Winter weather should never stop you from going where you want to go and doing what you want to do. Your first line of defense against vicious winter weather should be a pair of snow boots.
Winter Boots and Snow Boots
Finding the right boots for your winter activities can be difficult, but is also a critical part of proper preparation. It is important to stay warm and dry, but it is also important not to overheat your feet. You need to find the right amount of waterproofing, breathability and insulation to meet your needs.

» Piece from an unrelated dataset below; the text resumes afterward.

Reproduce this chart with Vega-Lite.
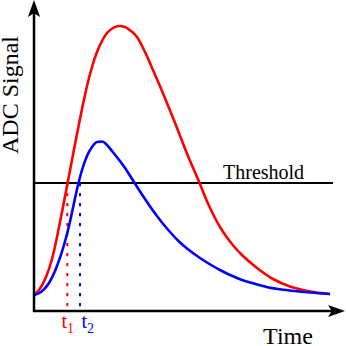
{
  "$schema": "https://vega.github.io/schema/vega-lite/v6.json",
  "width": 346,
  "height": 346,
  "padding": 0,
  "autosize": {"type": "none"},
  "config": {"view": {"stroke": null}},
  "datasets": {
    "curves": [
      {"series": "S1", "t": 0, "s": 16}, {"series": "S1", "t": 5, "s": 21}, {"series": "S1", "t": 12, "s": 34},
      {"series": "S1", "t": 18, "s": 52}, {"series": "S1", "t": 23, "s": 74}, {"series": "S1", "t": 28, "s": 99},
      {"series": "S1", "t": 33, "s": 125}, {"series": "S1", "t": 38, "s": 151}, {"series": "S1", "t": 43, "s": 177},
      {"series": "S1", "t": 48, "s": 202}, {"series": "S1", "t": 53, "s": 225}, {"series": "S1", "t": 58, "s": 244},
      {"series": "S1", "t": 63, "s": 259}, {"series": "S1", "t": 68, "s": 270}, {"series": "S1", "t": 73, "s": 278},
      {"series": "S1", "t": 79, "s": 283}, {"series": "S1", "t": 85, "s": 285}, {"series": "S1", "t": 91, "s": 284},
      {"series": "S1", "t": 97, "s": 280}, {"series": "S1", "t": 103, "s": 274}, {"series": "S1", "t": 111, "s": 259},
      {"series": "S1", "t": 119, "s": 241}, {"series": "S1", "t": 133, "s": 208}, {"series": "S1", "t": 143, "s": 183},
      {"series": "S1", "t": 154, "s": 155}, {"series": "S1", "t": 166, "s": 127}, {"series": "S1", "t": 172, "s": 112},
      {"series": "S1", "t": 179, "s": 97}, {"series": "S1", "t": 186, "s": 84}, {"series": "S1", "t": 193, "s": 73.5},
      {"series": "S1", "t": 200, "s": 64.5}, {"series": "S1", "t": 208, "s": 56}, {"series": "S1", "t": 223, "s": 43},
      {"series": "S1", "t": 239, "s": 32}, {"series": "S1", "t": 256, "s": 24.5}, {"series": "S1", "t": 276, "s": 19.5},
      {"series": "S1", "t": 296, "s": 17},
      {"series": "S2", "t": 0, "s": 16}, {"series": "S2", "t": 7, "s": 19}, {"series": "S2", "t": 15, "s": 28},
      {"series": "S2", "t": 23, "s": 45}, {"series": "S2", "t": 30, "s": 66}, {"series": "S2", "t": 35, "s": 85},
      {"series": "S2", "t": 40, "s": 108}, {"series": "S2", "t": 44, "s": 126}, {"series": "S2", "t": 48, "s": 141},
      {"series": "S2", "t": 53, "s": 155}, {"series": "S2", "t": 58, "s": 164}, {"series": "S2", "t": 63, "s": 169},
      {"series": "S2", "t": 68, "s": 169.5}, {"series": "S2", "t": 73, "s": 166}, {"series": "S2", "t": 78, "s": 160},
      {"series": "S2", "t": 84, "s": 152.5}, {"series": "S2", "t": 90, "s": 144.5}, {"series": "S2", "t": 100, "s": 129},
      {"series": "S2", "t": 110, "s": 113.5}, {"series": "S2", "t": 120, "s": 99}, {"series": "S2", "t": 128, "s": 88.5},
      {"series": "S2", "t": 136, "s": 79}, {"series": "S2", "t": 145, "s": 69.5}, {"series": "S2", "t": 153, "s": 62.5},
      {"series": "S2", "t": 161, "s": 56.5}, {"series": "S2", "t": 169, "s": 51}, {"series": "S2", "t": 178, "s": 45.5},
      {"series": "S2", "t": 186, "s": 41}, {"series": "S2", "t": 195, "s": 36.5}, {"series": "S2", "t": 203, "s": 33},
      {"series": "S2", "t": 211, "s": 30}, {"series": "S2", "t": 219, "s": 27.7}, {"series": "S2", "t": 228, "s": 25.3},
      {"series": "S2", "t": 236, "s": 23.3}, {"series": "S2", "t": 246, "s": 21.7}, {"series": "S2", "t": 260, "s": 20},
      {"series": "S2", "t": 276, "s": 18.5}, {"series": "S2", "t": 296, "s": 17}
    ],
    "axes": [
      {"t": 0, "s": -1, "te": 0, "se": 302},
      {"t": -1, "s": 0, "te": 300, "se": 0}
    ],
    "threshold": [{"t": 0, "s": 128, "te": 299, "se": 128, "label": "Threshold", "lt": 189, "ls": 132}],
    "markers": [
      {"series": "S1", "t": 33.3, "s": 128, "se": 0, "lt": 33, "ls": -17, "ss": -22, "name": "t", "sub": "1"},
      {"series": "S2", "t": 46, "s": 128, "se": 0, "lt": 53, "ls": -17, "ss": -22, "name": "t", "sub": "2"}
    ],
    "labels": [
      {"t": 254, "s": -33, "label": "Time", "kind": "x"},
      {"t": -16, "s": 216, "label": "ADC Signal", "kind": "y"}
    ],
    "arrowUp": [{"t": 0, "s": 302.5}],
    "arrowRight": [{"t": 302.5, "s": 0}]
  },
  "encoding": {
    "x": {"field": "t", "type": "quantitative", "scale": {"domain": [-34, 312], "nice": false, "zero": false}, "axis": null},
    "y": {"field": "s", "type": "quantitative", "scale": {"domain": [-35, 311], "nice": false, "zero": false}, "axis": null}
  },
  "layer": [
    {
      "data": {"name": "threshold"},
      "mark": {"type": "rule", "color": "#000000", "strokeWidth": 2},
      "encoding": {"x2": {"field": "te"}, "y2": {"field": "se"}}
    },
    {
      "data": {"name": "markers"},
      "mark": {"type": "rule", "strokeWidth": 2, "strokeDash": [3.3, 6.7]},
      "encoding": {
        "y2": {"field": "se"},
        "color": {"field": "series", "type": "nominal", "scale": {"domain": ["S1", "S2"], "range": ["#ff0000", "#0000ff"]}, "legend": null}
      }
    },
    {
      "data": {"name": "curves"},
      "mark": {"type": "line", "strokeWidth": 2.6, "interpolate": "monotone"},
      "encoding": {
        "color": {"field": "series", "type": "nominal", "scale": {"domain": ["S1", "S2"], "range": ["#ff0000", "#0000ff"]}, "legend": null}
      }
    },
    {
      "data": {"name": "axes"},
      "mark": {"type": "rule", "color": "#000000", "strokeWidth": 2.5},
      "encoding": {"x2": {"field": "te"}, "y2": {"field": "se"}}
    },
    {
      "data": {"name": "arrowUp"},
      "mark": {"type": "point", "filled": true, "color": "#000000", "opacity": 1, "size": 289, "shape": "M0,-1L0.72,1L0,0.55L-0.72,1Z"},
      "encoding": {}
    },
    {
      "data": {"name": "arrowRight"},
      "mark": {"type": "point", "filled": true, "color": "#000000", "opacity": 1, "size": 289, "shape": "M1,0L-1,0.72L-0.55,0L-1,-0.72Z"},
      "encoding": {}
    },
    {
      "data": {"name": "threshold"},
      "mark": {"type": "text", "align": "left", "baseline": "alphabetic", "font": "Liberation Serif", "fontSize": 20, "color": "#000000"},
      "encoding": {"x": {"field": "lt", "type": "quantitative"}, "y": {"field": "ls", "type": "quantitative"}, "text": {"field": "label"}}
    },
    {
      "data": {"name": "markers"},
      "mark": {"type": "text", "align": "right", "baseline": "alphabetic", "font": "Liberation Serif", "fontSize": 20},
      "encoding": {
        "x": {"field": "lt", "type": "quantitative"}, "y": {"field": "ls", "type": "quantitative"}, "text": {"field": "name"},
        "color": {"field": "series", "type": "nominal", "scale": {"domain": ["S1", "S2"], "range": ["#ff0000", "#0000ff"]}, "legend": null}
      }
    },
    {
      "data": {"name": "markers"},
      "mark": {"type": "text", "align": "left", "baseline": "alphabetic", "font": "Liberation Serif", "fontSize": 14},
      "encoding": {
        "x": {"field": "lt", "type": "quantitative"}, "y": {"field": "ss", "type": "quantitative"}, "text": {"field": "sub"},
        "color": {"field": "series", "type": "nominal", "scale": {"domain": ["S1", "S2"], "range": ["#ff0000", "#0000ff"]}, "legend": null}
      }
    },
    {
      "data": {"name": "labels"},
      "transform": [{"filter": "datum.kind == 'x'"}],
      "mark": {"type": "text", "align": "center", "baseline": "alphabetic", "font": "Liberation Serif", "fontSize": 24, "color": "#000000"},
      "encoding": {"text": {"field": "label"}}
    },
    {
      "data": {"name": "labels"},
      "transform": [{"filter": "datum.kind == 'y'"}],
      "mark": {"type": "text", "align": "center", "baseline": "alphabetic", "angle": 270, "font": "Liberation Serif", "fontSize": 24, "color": "#000000"},
      "encoding": {"text": {"field": "label"}}
    }
  ]
}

Fabrics in winter and snow boots:
There is a wide range of fabrics available for snow boots and it seems that with advances in science, there are new materials developed every season. It can be tough to decide what material is best for you. In almost all forms, including suede and nubuck, leather is the most popular material for winter and snow boots. It will keep your feet warm and by being treated with a water resistant finish or by being oiled will keep you dry. Leather or leather substitutes are the best materials for snow boots if hiking is a part of your winter activities. Supplex® nylon will keep feet dry and make a great shell. Coupling this with fur or fleece or any other insulating material will create great protection for a romp in the outdoors. Thinsulate™ insulation is a thin material that traps heat as effectively as other bulkier materials. This cuts down on the weight and size of your boots for convenience and for comfort. PrimaLoft™ is heavier insulation than Thinsulate™ and will withstand more extreme temperatures. Like Thinsulate™, it is not too bulky or heavy.
Warming capabilities in snow boots:
There are a wide range of fabrics available for a snow boot to ensure that you'll be equipped for any activity. Usually, winter boots are accompanied by a temperature rating that tells you what air temperature they can withstand. If the boots are rated for -40 degrees Fahrenheit, that tells you that at 70 degrees Fahrenheit your feet will still be protected and warm. Of course, the ability to keep feet warm at colder temperatures makes boots more expensive so, for the sake of your wallet, you should buy only the temperature rating you need.
Outsole of snow and winter boots:
There are as many variations of lug designs as there are snow boots. If you are going to be playing in snow on flat, forgiving land, a simple rubber gripping sole will probably be sufficient traction. In other cases, such as for hiking on slippery terrain, multi-directional rubber lugs of varying lengths may be necessary. Winter specific soles, such as the high traction TNF Winter Grip™ rubber outsole are available on some boots to ensure great grip on wet, slippery surfaces. As with the temperature rating of snow boots, when it comes to soles and traction, you get what you pay for and should only pay for what you think you'll need.